# Direction
Only the lines from the top of the listing below to the line that has "import * as" should be echoed, with both ends kept and pictures left out.

# Provided material
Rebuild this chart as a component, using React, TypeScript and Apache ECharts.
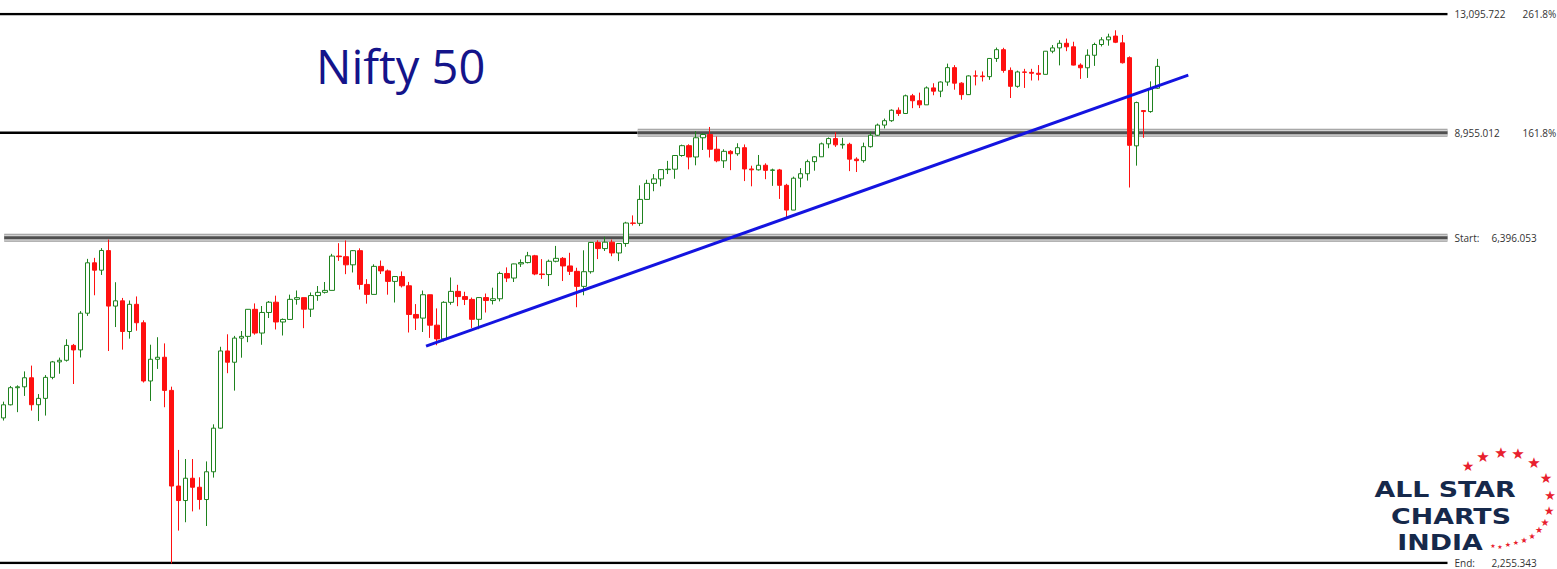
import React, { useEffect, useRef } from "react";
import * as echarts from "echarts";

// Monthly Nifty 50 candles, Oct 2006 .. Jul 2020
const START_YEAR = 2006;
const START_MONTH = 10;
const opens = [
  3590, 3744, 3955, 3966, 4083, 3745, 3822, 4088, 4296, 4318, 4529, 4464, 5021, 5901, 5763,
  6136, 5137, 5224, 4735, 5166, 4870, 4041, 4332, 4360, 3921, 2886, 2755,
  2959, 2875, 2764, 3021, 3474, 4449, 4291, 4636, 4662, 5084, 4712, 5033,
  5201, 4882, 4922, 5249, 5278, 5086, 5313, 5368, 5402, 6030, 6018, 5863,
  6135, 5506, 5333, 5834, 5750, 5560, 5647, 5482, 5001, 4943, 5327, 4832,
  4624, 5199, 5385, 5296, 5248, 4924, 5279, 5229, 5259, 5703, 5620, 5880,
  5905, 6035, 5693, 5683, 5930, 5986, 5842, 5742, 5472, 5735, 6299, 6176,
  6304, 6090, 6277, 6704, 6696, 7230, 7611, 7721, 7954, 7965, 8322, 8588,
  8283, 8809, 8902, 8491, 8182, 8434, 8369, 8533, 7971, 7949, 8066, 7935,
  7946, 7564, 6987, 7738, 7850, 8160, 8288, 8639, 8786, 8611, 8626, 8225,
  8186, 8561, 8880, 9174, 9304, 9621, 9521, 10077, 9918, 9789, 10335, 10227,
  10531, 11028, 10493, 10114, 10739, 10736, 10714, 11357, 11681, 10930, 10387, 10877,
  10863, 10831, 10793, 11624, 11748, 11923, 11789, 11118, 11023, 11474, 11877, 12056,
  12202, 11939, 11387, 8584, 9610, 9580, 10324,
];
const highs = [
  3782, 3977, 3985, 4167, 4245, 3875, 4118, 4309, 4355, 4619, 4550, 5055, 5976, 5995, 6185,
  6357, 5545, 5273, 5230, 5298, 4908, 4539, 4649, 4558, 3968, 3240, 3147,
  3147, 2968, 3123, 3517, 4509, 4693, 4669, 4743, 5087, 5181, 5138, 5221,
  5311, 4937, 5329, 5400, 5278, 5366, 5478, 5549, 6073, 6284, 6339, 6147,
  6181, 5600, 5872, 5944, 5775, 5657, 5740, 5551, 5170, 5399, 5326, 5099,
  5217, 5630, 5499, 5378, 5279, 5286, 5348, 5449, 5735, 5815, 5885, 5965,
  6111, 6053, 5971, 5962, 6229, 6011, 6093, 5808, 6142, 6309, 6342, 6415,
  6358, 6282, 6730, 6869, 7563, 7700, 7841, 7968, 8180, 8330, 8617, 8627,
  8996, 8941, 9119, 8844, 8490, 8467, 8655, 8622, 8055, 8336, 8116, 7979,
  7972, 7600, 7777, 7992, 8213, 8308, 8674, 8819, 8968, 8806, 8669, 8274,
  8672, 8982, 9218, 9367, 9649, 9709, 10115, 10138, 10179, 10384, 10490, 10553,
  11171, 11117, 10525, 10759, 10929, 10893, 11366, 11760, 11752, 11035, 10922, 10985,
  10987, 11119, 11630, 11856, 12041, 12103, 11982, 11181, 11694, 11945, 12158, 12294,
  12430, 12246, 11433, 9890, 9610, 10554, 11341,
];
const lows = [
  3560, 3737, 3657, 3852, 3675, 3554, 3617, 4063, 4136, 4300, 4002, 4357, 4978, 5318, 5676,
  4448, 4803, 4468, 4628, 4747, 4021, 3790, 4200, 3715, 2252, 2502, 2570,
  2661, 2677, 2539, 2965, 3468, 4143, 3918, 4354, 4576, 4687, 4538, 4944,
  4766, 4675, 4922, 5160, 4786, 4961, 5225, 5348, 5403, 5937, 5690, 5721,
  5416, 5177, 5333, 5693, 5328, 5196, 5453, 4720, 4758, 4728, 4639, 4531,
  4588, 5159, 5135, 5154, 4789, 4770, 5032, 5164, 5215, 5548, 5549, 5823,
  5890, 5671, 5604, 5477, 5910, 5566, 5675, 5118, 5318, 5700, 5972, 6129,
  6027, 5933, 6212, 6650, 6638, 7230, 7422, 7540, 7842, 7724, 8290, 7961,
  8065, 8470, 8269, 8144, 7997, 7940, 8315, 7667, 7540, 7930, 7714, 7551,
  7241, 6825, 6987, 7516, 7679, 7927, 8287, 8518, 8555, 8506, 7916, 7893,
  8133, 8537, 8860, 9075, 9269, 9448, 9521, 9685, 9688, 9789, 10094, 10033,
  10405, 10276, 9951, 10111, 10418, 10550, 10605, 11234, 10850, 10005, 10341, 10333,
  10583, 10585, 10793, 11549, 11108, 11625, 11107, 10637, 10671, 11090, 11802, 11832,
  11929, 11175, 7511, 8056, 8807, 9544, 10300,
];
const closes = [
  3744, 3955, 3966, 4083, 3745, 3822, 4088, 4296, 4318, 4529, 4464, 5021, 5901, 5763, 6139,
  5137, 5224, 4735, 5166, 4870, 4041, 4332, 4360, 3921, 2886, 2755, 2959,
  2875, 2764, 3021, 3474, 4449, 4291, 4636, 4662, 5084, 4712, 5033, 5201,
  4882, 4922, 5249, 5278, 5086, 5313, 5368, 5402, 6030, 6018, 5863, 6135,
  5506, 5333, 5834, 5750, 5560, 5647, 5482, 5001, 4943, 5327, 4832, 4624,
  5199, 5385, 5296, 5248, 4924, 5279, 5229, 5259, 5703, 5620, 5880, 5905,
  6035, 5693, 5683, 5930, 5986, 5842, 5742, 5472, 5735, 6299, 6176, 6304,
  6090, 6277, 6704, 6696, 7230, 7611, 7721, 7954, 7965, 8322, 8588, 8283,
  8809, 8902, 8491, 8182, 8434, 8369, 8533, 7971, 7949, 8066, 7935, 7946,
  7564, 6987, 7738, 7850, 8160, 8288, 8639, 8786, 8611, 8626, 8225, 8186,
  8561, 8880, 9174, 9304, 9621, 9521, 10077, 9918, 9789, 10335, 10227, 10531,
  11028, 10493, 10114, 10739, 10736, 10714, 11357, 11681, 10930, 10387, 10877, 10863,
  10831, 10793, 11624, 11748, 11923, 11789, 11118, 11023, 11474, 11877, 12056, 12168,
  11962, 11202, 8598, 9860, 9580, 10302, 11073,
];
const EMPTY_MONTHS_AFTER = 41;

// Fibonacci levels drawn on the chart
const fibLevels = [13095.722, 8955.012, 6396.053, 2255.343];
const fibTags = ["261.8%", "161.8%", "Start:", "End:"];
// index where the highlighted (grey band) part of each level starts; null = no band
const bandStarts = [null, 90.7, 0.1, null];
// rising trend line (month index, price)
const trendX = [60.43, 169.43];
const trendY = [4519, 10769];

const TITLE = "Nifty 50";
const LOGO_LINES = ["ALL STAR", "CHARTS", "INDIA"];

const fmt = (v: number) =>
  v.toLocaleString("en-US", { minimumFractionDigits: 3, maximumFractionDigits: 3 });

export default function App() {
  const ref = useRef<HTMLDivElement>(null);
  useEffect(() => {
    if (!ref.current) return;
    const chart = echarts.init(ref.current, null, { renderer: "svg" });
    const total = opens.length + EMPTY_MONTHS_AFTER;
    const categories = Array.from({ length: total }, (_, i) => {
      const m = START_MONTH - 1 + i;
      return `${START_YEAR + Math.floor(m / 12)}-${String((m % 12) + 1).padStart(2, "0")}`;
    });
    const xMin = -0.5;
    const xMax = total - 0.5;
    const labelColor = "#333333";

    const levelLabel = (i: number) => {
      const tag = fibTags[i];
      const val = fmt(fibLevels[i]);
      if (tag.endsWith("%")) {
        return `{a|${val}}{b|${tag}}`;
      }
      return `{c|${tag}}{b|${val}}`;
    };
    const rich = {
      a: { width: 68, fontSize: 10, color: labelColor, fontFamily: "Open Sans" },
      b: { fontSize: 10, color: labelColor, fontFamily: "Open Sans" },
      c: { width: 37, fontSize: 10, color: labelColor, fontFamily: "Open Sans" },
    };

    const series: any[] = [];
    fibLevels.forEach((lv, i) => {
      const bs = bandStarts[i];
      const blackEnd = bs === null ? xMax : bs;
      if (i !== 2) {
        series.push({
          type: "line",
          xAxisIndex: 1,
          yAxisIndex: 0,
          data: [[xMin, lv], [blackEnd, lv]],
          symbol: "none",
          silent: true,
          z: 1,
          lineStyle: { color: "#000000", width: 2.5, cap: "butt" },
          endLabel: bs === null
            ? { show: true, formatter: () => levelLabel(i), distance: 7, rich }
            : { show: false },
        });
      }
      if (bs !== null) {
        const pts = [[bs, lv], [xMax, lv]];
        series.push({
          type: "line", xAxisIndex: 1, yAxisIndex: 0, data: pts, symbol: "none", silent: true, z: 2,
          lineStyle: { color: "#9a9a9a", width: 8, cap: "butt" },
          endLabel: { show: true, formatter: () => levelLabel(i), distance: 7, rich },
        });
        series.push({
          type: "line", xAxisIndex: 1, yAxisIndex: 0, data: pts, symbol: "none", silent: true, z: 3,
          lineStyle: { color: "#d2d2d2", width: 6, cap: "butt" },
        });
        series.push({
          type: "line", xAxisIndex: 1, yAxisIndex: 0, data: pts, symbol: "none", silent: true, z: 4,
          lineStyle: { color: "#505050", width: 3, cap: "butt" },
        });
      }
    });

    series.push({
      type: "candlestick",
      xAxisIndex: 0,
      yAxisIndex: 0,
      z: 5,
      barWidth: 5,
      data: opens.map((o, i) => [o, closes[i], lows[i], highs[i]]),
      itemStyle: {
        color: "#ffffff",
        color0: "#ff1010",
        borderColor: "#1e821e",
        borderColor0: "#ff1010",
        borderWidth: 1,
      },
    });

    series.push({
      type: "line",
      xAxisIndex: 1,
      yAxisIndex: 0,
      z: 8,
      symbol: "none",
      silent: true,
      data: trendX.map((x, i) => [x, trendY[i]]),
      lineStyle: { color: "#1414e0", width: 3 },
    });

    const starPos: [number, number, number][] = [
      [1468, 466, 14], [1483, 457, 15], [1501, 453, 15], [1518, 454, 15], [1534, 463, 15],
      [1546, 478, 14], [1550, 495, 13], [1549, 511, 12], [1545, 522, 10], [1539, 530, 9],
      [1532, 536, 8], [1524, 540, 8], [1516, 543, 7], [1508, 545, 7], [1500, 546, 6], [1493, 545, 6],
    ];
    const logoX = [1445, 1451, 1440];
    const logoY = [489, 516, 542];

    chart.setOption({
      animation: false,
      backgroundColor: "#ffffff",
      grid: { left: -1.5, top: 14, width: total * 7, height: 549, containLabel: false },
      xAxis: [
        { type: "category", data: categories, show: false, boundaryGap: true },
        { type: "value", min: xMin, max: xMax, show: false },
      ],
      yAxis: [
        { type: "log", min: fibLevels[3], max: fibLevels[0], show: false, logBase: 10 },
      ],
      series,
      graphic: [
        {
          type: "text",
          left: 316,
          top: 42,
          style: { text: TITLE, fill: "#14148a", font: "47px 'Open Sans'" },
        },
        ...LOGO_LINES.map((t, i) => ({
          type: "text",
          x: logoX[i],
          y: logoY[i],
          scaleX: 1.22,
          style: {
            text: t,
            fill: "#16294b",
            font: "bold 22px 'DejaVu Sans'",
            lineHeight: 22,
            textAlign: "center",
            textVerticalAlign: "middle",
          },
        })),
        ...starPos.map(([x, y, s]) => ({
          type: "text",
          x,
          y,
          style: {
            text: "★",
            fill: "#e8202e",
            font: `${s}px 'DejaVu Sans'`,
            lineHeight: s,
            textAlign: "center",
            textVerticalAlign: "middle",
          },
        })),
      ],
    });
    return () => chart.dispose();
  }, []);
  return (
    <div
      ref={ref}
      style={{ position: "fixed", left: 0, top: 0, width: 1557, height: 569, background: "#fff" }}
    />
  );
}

# Task result
Rebuild this chart as a component, using React, TypeScript and Apache ECharts.
import React, { useEffect, useRef } from "react";
import * as echarts from "echarts";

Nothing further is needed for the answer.